Baker Market Update – wk211029

The bond market is scared. Spooked by something that’s caused a creepy inversion in the long end of the yield curve just as the Fed is preparing to begin “tapering” the size of its asset purchases. Instead of a curve-steepening tantrum a la 2013, we’re seeing an eerie flattening that has narrowed the yield spread between 2yr and 10yr Treasuries to just 107bps. That’s a collapse of 20bps in the last nine days and 30bps in less than a month. It would seem from this bond market reaction that the Fed does face an “Impossible Task” as described by Dr. Gary Shilling among others. That is to say they risk moving too quickly in removing stimulus and tapping the brakes on the economy, potentially triggering a frightening slowdown in the economy before we’re even recovered from the whole COVID nightmare. The fear was reinforced by a less-than stellar GDP report for the third quarter which showed only 2% annualized growth, well below the 2.6% consensus expectation.

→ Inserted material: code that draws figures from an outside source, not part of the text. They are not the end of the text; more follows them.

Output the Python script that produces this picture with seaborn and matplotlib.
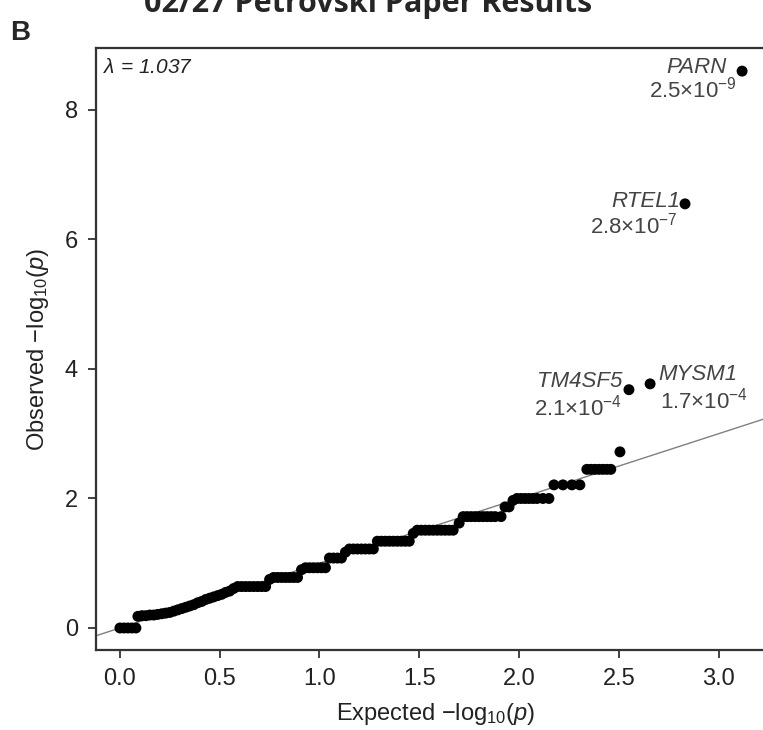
import matplotlib
matplotlib.use('Agg')
import matplotlib.pyplot as plt
import seaborn as sns
import pandas as pd

# QQ points: expected vs observed -log10(p)
expected = [
    0.00, 0.02, 0.04, 0.06, 0.08,
    0.09, 0.11, 0.13, 0.15, 0.17,
    0.19, 0.21, 0.23, 0.25, 0.27, 0.29, 0.31, 0.33, 0.35, 0.37,
    0.39, 0.41, 0.43, 0.45, 0.47, 0.49, 0.51, 0.53, 0.55,
    0.57, 0.59, 0.61, 0.63, 0.65, 0.67, 0.69, 0.71, 0.73,
    0.75, 0.77, 0.79, 0.81, 0.83, 0.85, 0.87, 0.89,
    0.91, 0.93, 0.95, 0.97, 0.99, 1.01, 1.03,
    1.05, 1.07, 1.09, 1.11,
    1.13, 1.15, 1.17, 1.19, 1.21, 1.23, 1.25, 1.27,
    1.29, 1.31, 1.33, 1.35, 1.37, 1.39, 1.41, 1.43, 1.45,
    1.47, 1.49, 1.51, 1.53, 1.55, 1.57, 1.59, 1.61, 1.63, 1.65, 1.67,
    1.70, 1.72, 1.74, 1.76, 1.78, 1.80, 1.82, 1.84, 1.86, 1.88, 1.91,
    1.93, 1.95,
    1.97, 1.99, 2.01, 2.03, 2.05, 2.07, 2.09, 2.12, 2.15,
    2.175, 2.22, 2.265, 2.305,
    2.34, 2.36, 2.38, 2.40, 2.42, 2.44, 2.46,
    2.506, 2.551, 2.657, 2.832, 3.118,
]
observed = [
    0.00, 0.00, 0.00, 0.00, 0.00,
    0.18, 0.19, 0.19, 0.20, 0.20,
    0.21, 0.22, 0.23, 0.24, 0.26, 0.28, 0.30, 0.32, 0.34, 0.36,
    0.39, 0.41, 0.44, 0.46, 0.48, 0.50, 0.52, 0.55, 0.57,
    0.61, 0.64, 0.64, 0.64, 0.64, 0.64, 0.64, 0.64, 0.64,
    0.75, 0.78, 0.78, 0.78, 0.78, 0.78, 0.78, 0.78,
    0.90, 0.93, 0.93, 0.93, 0.93, 0.93, 0.93,
    1.08, 1.08, 1.08, 1.08,
    1.17, 1.22, 1.22, 1.22, 1.22, 1.22, 1.22, 1.22,
    1.34, 1.34, 1.34, 1.34, 1.34, 1.34, 1.34, 1.34, 1.34,
    1.46, 1.51, 1.51, 1.51, 1.51, 1.51, 1.51, 1.51, 1.51, 1.51, 1.51,
    1.62, 1.72, 1.72, 1.72, 1.72, 1.72, 1.72, 1.72, 1.72, 1.72, 1.72,
    1.87, 1.87,
    1.97, 2.00, 2.00, 2.00, 2.00, 2.00, 2.00, 2.00, 2.00,
    2.21, 2.21, 2.21, 2.21,
    2.45, 2.45, 2.45, 2.45, 2.45, 2.45, 2.45,
    2.72, 3.68, 3.77, 6.55, 8.60,
]
assert len(expected) == len(observed)

genes = ['PARN', 'RTEL1', 'TM4SF5', 'MYSM1']
gene_x = [3.118, 2.832, 2.551, 2.657]
gene_y = [8.60, 6.55, 3.68, 3.77]
gene_p = ['2.5', '2.8', '2.1', '1.7']
gene_pexp = [-9, -7, -4, -4]
lam = 1.037

df = pd.DataFrame({'expected': expected, 'observed': observed})

sns.set_theme(style='ticks')
plt.rcParams['font.family'] = ['Liberation Sans', 'DejaVu Sans']
plt.rcParams['mathtext.fontset'] = 'custom'
plt.rcParams['mathtext.rm'] = 'Liberation Sans'
plt.rcParams['mathtext.it'] = 'Liberation Sans:italic'

fig = plt.figure(figsize=(7.63, 7.30), dpi=100)
ax = fig.add_axes([96 / 763, 80 / 730, 680 / 763, 602 / 730])

ax.axline((0, 0), slope=1, color='#808080', lw=1.0, zorder=1)
sns.scatterplot(data=df, x='expected', y='observed', ax=ax, color='black',
                s=62, edgecolor='none', linewidth=0, zorder=2)

ax.set_xlim(-0.12, 3.288)
ax.set_ylim(-0.34, 8.957)
ax.set_xticks([0, 0.5, 1.0, 1.5, 2.0, 2.5, 3.0])
ax.set_xticklabels(['0.0', '0.5', '1.0', '1.5', '2.0', '2.5', '3.0'])
ax.set_yticks([0, 2, 4, 6, 8])

for side in ['left', 'bottom', 'top']:
    ax.spines[side].set_color('#333333')
    ax.spines[side].set_linewidth(1.6)
ax.spines['right'].set_visible(False)
ax.tick_params(direction='out', length=6, width=1.3, color='#333333',
               labelsize=17, labelcolor='#222222', pad=7)

ax.set_xlabel(r'Expected $-$log$_{10}$($\it{p}$)', fontsize=17, color='#222222',
              labelpad=8)
ax.set_ylabel(r'Observed $-$log$_{10}$($\it{p}$)', fontsize=17, color='#222222',
              labelpad=10)

# gene labels: (dx, dy) offsets of name / p-value, alignment
label_pos = {
    'PARN':   ((-0.075, 0.06), (-0.025, -0.29), 'right'),
    'RTEL1':  ((-0.025, 0.03), (-0.035, -0.34), 'right'),
    'TM4SF5': ((-0.035, 0.12), (-0.035, -0.28), 'right'),
    'MYSM1':  ((0.04, 0.14), (0.05, -0.25), 'left'),
}
for g, gx, gy, pv, pe in zip(genes, gene_x, gene_y, gene_p, gene_pexp):
    (nx, ny), (px, py), ha = label_pos[g]
    ax.text(gx + nx, gy + ny, g, fontsize=16, style='italic', color='#444444',
            ha=ha, va='center')
    ax.text(gx + px, gy + py, r'%s$\times$10$^{%d}$' % (pv, pe), fontsize=16,
            color='#444444', ha=ha, va='center')

ax.text(-0.085, 8.66, r'$\lambda$ = %.3f' % lam, fontsize=15, style='italic',
        color='#222222', ha='left', va='center')

fig.text(0.013, 0.945, 'B', fontsize=20, fontweight='bold', ha='left', va='baseline')
fig.text(0.482, 0.984, '02/27 Petrovski Paper Results', fontsize=22,
         fontweight='bold', ha='center', va='baseline', family=['Open Sans', 'DejaVu Sans'])

fig.savefig('out.png', dpi=100)
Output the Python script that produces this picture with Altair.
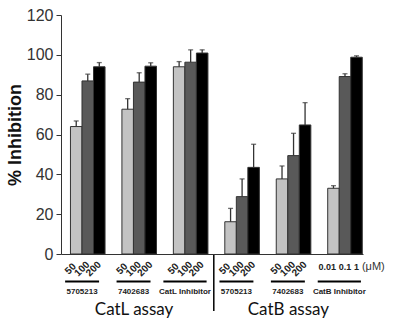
import altair as alt
import pandas as pd

# ---- data ----
groups = ["5705213", "7402683", "CatL Inhibitor", "5705213", "7402683", "CatB Inhibitor"]
assays = ["CatL assay", "CatB assay"]
dose_labels = [["50", "100", "200"]] * 5 + [["0.01", "0.1", "1"]]
unit_label = "(\u03bcM)"

low_vals = [64.0, 72.7, 94.0, 16.2, 37.7, 33.0]
mid_vals = [86.9, 86.3, 96.3, 28.8, 49.4, 89.1]
high_vals = [94.0, 94.3, 100.9, 43.5, 64.8, 98.8]
low_err = [2.8, 5.3, 2.6, 6.7, 6.5, 1.3]
mid_err = [3.4, 4.7, 6.2, 8.9, 11.2, 1.4]
high_err = [2.1, 1.7, 1.6, 11.6, 11.2, 0.7]
y_ticks = [0, 20, 40, 60, 80, 100, 120]

rows = []
series = [(low_vals, low_err), (mid_vals, mid_err), (high_vals, high_err)]
for gi, g in enumerate(groups):
    for bi, (vals, errs) in enumerate(series):
        rows.append(dict(gi=gi, bi=bi, group=g, dose=dose_labels[gi][bi],
                         value=vals[gi], err=errs[gi]))
df = pd.DataFrame(rows)
gdf = pd.DataFrame({"gi": list(range(len(groups))), "group": groups})
adf = pd.DataFrame({"ai": [1, 4], "assay": assays})
udf = pd.DataFrame({"gi": [5], "unit": [unit_label]})
ddf = pd.DataFrame({"pos": [2.45]})

xs = alt.Scale(domain=[-0.52, 5.35], nice=False, zero=False)
ys = alt.Scale(domain=[0, 120], nice=False)
dark = "#333333"

xaxis = alt.Axis(title=None, labels=False, ticks=False, grid=False,
                 domainColor=dark, domainWidth=1.2)
yaxis = alt.Axis(title="% Inhibition", values=y_ticks, tickCount=7,
                 labelOverlap=False,
                 grid=False, labelFont="Liberation Sans", labelFontSize=16,
                 labelColor="#333333", tickColor=dark, domainColor=dark,
                 tickSize=5, labelPadding=3, titleFont="Liberation Sans",
                 titleFontSize=18, titleFontWeight="bold", titleColor="#111111",
                 titlePadding=2)

base = alt.Chart(df).transform_calculate(
    xc="datum.gi + (datum.bi - 1) * 0.224",
    x0="datum.gi + (datum.bi - 1) * 0.224 - 0.112",
    x1="datum.gi + (datum.bi - 1) * 0.224 + 0.112",
    xl="datum.gi + (datum.bi - 1) * 0.224 - 0.11",
    xd="datum.gi + (datum.bi - 1) * 0.224 - (datum.bi == 0 ? 0.12 : 0)",
    top="datum.value + datum.err",
)

bars = base.mark_bar(stroke=dark, strokeWidth=1).encode(
    x=alt.X("x0:Q", scale=xs, axis=xaxis),
    x2="x1:Q",
    y=alt.Y("value:Q", scale=ys, axis=yaxis),
    y2=alt.datum(0),
    color=alt.Color("bi:N", scale=alt.Scale(domain=[0, 1, 2],
                    range=["#c3c3c3", "#595959", "#000000"]), legend=None),
)
stems = base.mark_rule(color=dark, strokeWidth=1.3).encode(
    x=alt.X("xc:Q", scale=xs, axis=xaxis),
    y=alt.Y("value:Q", scale=ys, axis=yaxis), y2="top:Q")
caps = base.mark_tick(orient="horizontal", size=5, thickness=1.3, color=dark).encode(
    x=alt.X("xc:Q", scale=xs, axis=xaxis),
    y=alt.Y("top:Q", scale=ys, axis=yaxis))

rot_labels = base.transform_filter("datum.gi < 5").mark_text(
    angle=315, fontWeight="bold", fontSize=10, font="Liberation Sans",
    color="#222222").encode(x=alt.X("xl:Q", scale=xs, axis=xaxis),
                            y=alt.value(254), text="dose:N")
flat_labels = base.transform_filter("datum.gi == 5").mark_text(
    fontWeight="bold", fontSize=9, font="Liberation Sans",
    color="#222222").encode(x=alt.X("xd:Q", scale=xs, axis=xaxis),
                            y=alt.value(252), text="dose:N")

gbase = alt.Chart(gdf).transform_calculate(
    cx="datum.gi - 0.11",
    lx0="datum.gi - 0.11 - (indexof(datum.group, 'Inhibitor') >= 0 ? 0.42 : 0.33)",
    lx1="datum.gi - 0.11 + (indexof(datum.group, 'Inhibitor') >= 0 ? 0.42 : 0.33)",
)
underlines = gbase.mark_rule(color="#000000", strokeWidth=2).encode(
    x=alt.X("lx0:Q", scale=xs, axis=xaxis), x2="lx1:Q", y=alt.value(266.5))
gnames = gbase.mark_text(fontWeight="bold", fontSize=8, font="Liberation Sans",
                         color="#222222").encode(
    x=alt.X("cx:Q", scale=xs, axis=xaxis), y=alt.value(277), text="group:N")

assay_text = alt.Chart(adf).transform_calculate(ax="datum.ai - 0.1").mark_text(
    fontSize=17, font="Lato", color="#111111").encode(
    x=alt.X("ax:Q", scale=xs, axis=xaxis), y=alt.value(295), text="assay:N")

unit_text = alt.Chart(udf).transform_calculate(ux="datum.gi + 0.55").mark_text(
    fontSize=11, font="Liberation Sans", color="#333333").encode(
    x=alt.X("ux:Q", scale=xs, axis=xaxis), y=alt.value(252), text="unit:N")

divider = alt.Chart(ddf).mark_rule(color="#000000", strokeWidth=1.5).encode(
    x=alt.X("pos:Q", scale=xs, axis=xaxis), y=alt.value(240), y2=alt.value(296))

chart = alt.layer(
    bars, stems, caps, rot_labels, flat_labels, underlines, gnames,
    assay_text, unit_text, divider
).properties(
    width=302, height=239,
    autosize=alt.AutoSizeParams(type="none"),
    padding={"left": 61, "top": 15, "right": 32, "bottom": 68},
).configure_view(stroke=None)

chart.save("out.html", embed_options={"renderer": "svg", "actions": False})
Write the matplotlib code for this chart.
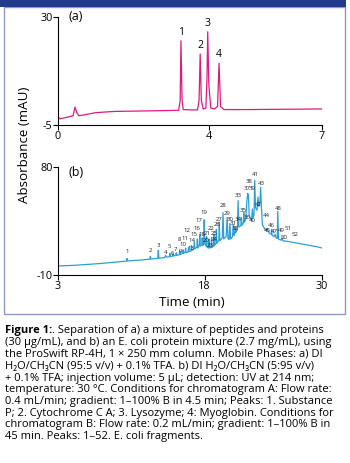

Despite the fright, this week’s economic data was generally benign or slightly positive. The housing market sure hasn’t been scared as home price appreciation over the last year was up nearly 20% according to the Case-Shiller report. Consumer confidence improved last month as did core capital goods orders and jobless claims. New home sales were higher than anticipated, though still down for the year. The threat of inflation, to be sure, remains terrifying to many. That was reinforced by a jump in the Employment Cost Index which includes all forms of compensation and benefits. That number for the third quarter was up 1.3% versus an expected .9%, and up 3.7% for the year… the highest level since 2004. Another inflation measure, the PCE core deflator, came in at 3.6% YOY, less than expected but an uptick from the prior month. The Fed projects a final inflation reading of 3.7% for all of 2021, and a pullback to 2.3% next year. Transitory, episodic… whatever you think it is, it’s downright chilling right now.

So next week, after some tricks and treats, we’ll welcome the arrival of November. With that comes data on construction spending, manufacturing, factory orders, and the all-important jobs report for October. Let’s hope next month’s price action in bonds is less scary and the employment report doesn’t turn out to be a Turkey.